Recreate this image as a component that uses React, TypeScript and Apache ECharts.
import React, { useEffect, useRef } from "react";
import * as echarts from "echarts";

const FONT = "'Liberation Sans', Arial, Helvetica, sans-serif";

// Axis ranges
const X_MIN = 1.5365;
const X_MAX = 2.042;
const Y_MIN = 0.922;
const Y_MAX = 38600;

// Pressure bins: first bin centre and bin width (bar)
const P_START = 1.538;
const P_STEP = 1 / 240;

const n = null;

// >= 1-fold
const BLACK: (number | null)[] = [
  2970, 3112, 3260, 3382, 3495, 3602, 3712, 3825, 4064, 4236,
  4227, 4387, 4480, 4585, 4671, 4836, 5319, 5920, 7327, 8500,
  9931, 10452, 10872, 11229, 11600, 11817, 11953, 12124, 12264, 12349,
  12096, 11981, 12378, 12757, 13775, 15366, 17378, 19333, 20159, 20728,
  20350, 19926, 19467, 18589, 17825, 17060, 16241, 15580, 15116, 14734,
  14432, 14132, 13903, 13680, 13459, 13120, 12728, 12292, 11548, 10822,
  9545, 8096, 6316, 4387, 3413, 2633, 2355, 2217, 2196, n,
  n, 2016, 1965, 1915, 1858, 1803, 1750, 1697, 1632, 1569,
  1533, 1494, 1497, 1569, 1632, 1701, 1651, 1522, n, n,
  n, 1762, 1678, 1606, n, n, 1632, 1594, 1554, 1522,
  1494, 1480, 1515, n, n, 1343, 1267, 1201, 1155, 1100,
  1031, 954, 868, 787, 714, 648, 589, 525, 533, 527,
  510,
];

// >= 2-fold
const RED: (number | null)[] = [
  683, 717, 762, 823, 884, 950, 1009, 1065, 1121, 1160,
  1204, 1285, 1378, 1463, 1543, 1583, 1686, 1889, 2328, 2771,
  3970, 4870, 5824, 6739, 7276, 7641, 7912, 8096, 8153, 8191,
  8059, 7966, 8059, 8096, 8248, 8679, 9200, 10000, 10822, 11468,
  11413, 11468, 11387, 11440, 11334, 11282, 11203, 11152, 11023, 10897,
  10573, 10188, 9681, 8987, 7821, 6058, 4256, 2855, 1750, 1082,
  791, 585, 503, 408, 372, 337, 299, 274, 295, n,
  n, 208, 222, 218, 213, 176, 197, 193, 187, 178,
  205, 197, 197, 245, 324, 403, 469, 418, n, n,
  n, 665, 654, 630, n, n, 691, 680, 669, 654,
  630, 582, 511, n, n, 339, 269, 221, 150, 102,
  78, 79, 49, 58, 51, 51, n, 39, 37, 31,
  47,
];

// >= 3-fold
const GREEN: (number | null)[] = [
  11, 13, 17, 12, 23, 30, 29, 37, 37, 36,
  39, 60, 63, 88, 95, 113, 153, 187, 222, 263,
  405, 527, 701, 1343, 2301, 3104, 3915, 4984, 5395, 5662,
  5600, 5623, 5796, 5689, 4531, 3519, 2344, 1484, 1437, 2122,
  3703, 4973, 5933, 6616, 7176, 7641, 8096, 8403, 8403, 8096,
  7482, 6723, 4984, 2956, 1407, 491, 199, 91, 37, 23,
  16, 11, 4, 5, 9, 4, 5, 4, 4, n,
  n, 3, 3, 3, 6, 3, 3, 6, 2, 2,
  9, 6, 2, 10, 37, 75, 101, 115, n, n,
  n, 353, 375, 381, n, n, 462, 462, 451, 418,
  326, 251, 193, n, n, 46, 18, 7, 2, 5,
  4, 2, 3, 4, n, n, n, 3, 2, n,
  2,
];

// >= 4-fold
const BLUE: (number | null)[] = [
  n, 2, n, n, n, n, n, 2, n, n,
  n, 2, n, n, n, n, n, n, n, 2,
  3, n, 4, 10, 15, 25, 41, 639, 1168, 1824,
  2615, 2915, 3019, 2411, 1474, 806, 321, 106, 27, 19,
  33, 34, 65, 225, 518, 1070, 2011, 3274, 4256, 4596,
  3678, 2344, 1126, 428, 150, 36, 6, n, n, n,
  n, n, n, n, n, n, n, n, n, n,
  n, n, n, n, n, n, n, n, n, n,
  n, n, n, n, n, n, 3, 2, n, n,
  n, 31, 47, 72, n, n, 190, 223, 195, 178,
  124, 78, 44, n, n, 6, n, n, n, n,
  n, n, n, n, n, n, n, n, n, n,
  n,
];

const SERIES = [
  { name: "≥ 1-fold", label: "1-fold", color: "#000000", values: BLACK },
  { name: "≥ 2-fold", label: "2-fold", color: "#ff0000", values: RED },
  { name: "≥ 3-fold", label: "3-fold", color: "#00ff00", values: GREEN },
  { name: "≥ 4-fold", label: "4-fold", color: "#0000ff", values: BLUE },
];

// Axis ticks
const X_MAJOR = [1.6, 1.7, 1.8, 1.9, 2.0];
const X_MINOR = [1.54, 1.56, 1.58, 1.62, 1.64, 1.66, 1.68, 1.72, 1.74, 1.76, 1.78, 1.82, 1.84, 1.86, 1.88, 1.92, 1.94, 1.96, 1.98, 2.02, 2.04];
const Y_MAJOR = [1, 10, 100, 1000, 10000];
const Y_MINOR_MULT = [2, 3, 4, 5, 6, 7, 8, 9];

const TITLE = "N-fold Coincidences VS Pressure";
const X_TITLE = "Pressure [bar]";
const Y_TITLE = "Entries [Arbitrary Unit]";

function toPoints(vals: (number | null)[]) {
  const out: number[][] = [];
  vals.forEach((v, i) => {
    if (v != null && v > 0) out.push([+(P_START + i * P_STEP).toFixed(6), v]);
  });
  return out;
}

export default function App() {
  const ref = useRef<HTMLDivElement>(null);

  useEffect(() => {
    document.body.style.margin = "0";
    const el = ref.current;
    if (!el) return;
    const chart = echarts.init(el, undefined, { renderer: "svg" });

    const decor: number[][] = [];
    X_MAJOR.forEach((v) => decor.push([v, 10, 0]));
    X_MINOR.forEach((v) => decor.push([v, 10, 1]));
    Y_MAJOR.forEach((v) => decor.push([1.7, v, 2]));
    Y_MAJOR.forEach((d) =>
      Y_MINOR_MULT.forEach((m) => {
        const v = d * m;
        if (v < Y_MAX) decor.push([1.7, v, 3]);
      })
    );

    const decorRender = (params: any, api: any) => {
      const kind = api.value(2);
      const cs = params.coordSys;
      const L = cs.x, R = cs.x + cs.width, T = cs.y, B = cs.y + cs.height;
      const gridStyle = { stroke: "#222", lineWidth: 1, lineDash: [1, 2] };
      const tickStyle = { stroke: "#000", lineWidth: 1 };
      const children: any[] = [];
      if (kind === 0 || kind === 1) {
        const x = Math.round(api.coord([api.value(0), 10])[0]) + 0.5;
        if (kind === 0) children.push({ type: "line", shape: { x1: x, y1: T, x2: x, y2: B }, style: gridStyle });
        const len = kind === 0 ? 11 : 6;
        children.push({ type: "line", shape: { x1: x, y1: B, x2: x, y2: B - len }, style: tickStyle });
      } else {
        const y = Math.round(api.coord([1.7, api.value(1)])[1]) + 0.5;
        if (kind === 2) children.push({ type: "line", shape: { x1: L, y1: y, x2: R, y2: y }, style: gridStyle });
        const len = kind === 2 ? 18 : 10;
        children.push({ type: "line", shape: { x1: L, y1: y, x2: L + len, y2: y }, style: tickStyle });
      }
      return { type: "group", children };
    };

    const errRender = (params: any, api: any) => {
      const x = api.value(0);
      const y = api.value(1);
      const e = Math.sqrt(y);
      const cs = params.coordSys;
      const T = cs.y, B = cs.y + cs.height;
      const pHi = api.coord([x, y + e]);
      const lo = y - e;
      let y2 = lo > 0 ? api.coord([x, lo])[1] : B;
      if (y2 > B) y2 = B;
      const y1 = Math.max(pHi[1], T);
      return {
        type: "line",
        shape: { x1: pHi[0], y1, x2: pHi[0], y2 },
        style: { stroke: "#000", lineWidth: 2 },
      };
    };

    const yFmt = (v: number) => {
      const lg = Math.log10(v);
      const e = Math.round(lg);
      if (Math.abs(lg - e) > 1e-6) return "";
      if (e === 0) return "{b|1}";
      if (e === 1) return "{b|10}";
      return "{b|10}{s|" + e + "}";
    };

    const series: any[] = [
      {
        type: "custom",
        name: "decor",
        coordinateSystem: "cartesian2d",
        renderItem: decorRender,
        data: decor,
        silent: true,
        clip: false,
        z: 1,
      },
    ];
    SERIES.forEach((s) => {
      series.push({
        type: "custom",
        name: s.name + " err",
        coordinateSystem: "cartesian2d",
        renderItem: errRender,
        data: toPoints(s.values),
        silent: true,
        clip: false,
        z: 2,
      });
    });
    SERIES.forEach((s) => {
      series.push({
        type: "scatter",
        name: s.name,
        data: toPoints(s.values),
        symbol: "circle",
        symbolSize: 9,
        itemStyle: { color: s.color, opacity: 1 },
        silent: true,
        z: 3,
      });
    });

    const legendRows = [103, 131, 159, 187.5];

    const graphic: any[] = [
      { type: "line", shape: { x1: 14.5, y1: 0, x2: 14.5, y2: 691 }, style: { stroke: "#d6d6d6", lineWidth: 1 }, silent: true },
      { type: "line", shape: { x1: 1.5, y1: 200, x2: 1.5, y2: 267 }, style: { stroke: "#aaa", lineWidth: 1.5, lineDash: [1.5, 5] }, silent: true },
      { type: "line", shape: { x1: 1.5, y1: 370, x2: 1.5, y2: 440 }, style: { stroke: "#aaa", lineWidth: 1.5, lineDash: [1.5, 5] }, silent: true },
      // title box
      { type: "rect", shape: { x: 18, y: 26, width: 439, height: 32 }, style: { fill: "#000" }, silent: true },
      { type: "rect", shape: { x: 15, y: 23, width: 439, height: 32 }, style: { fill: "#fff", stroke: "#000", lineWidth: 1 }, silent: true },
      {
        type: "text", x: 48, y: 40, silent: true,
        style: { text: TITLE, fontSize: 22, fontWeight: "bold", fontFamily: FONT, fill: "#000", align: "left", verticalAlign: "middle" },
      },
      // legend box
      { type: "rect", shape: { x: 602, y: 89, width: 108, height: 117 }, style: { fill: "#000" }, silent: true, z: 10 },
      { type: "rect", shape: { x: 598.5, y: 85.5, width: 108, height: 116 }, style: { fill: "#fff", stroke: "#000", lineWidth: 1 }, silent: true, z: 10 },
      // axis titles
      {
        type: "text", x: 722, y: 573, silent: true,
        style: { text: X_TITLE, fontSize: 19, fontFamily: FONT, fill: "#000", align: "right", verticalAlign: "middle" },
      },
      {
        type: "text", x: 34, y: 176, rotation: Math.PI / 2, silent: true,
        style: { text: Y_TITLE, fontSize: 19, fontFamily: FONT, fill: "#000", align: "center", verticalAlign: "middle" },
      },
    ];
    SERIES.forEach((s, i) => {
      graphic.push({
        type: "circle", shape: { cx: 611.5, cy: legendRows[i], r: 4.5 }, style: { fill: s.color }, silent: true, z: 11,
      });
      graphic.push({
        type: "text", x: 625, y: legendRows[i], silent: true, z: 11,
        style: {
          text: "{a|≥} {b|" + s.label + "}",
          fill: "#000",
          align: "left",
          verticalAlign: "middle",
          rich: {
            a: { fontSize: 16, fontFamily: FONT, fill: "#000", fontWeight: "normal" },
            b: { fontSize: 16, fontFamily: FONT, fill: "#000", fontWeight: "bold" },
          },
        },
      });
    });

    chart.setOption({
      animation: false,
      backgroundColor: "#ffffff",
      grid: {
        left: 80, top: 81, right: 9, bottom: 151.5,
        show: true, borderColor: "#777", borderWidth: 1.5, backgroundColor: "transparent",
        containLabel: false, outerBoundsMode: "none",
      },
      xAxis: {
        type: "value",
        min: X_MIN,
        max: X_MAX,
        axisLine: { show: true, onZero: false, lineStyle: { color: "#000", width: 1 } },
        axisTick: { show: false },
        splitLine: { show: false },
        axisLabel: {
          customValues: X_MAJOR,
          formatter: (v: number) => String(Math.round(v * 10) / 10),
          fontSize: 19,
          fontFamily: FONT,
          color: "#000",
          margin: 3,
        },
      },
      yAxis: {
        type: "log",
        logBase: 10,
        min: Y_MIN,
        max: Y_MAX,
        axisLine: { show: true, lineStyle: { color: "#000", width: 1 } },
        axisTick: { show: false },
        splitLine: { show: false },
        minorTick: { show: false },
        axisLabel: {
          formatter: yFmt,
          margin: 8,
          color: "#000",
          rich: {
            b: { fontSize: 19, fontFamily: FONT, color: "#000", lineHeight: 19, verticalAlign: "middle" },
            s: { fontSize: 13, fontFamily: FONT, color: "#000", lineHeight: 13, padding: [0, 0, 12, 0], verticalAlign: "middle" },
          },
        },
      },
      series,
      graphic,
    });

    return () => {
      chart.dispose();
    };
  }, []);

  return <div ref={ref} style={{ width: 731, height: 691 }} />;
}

What to produce
All lines from the beginning of the material above through the one with "const Y_MAX = 38600;" need to be returned exactly; please return those and only those.

Full answer
Recreate this image as a component that uses React, TypeScript and Apache ECharts.
import React, { useEffect, useRef } from "react";
import * as echarts from "echarts";

const FONT = "'Liberation Sans', Arial, Helvetica, sans-serif";

// Axis ranges
const X_MIN = 1.5365;
const X_MAX = 2.042;
const Y_MIN = 0.922;
const Y_MAX = 38600;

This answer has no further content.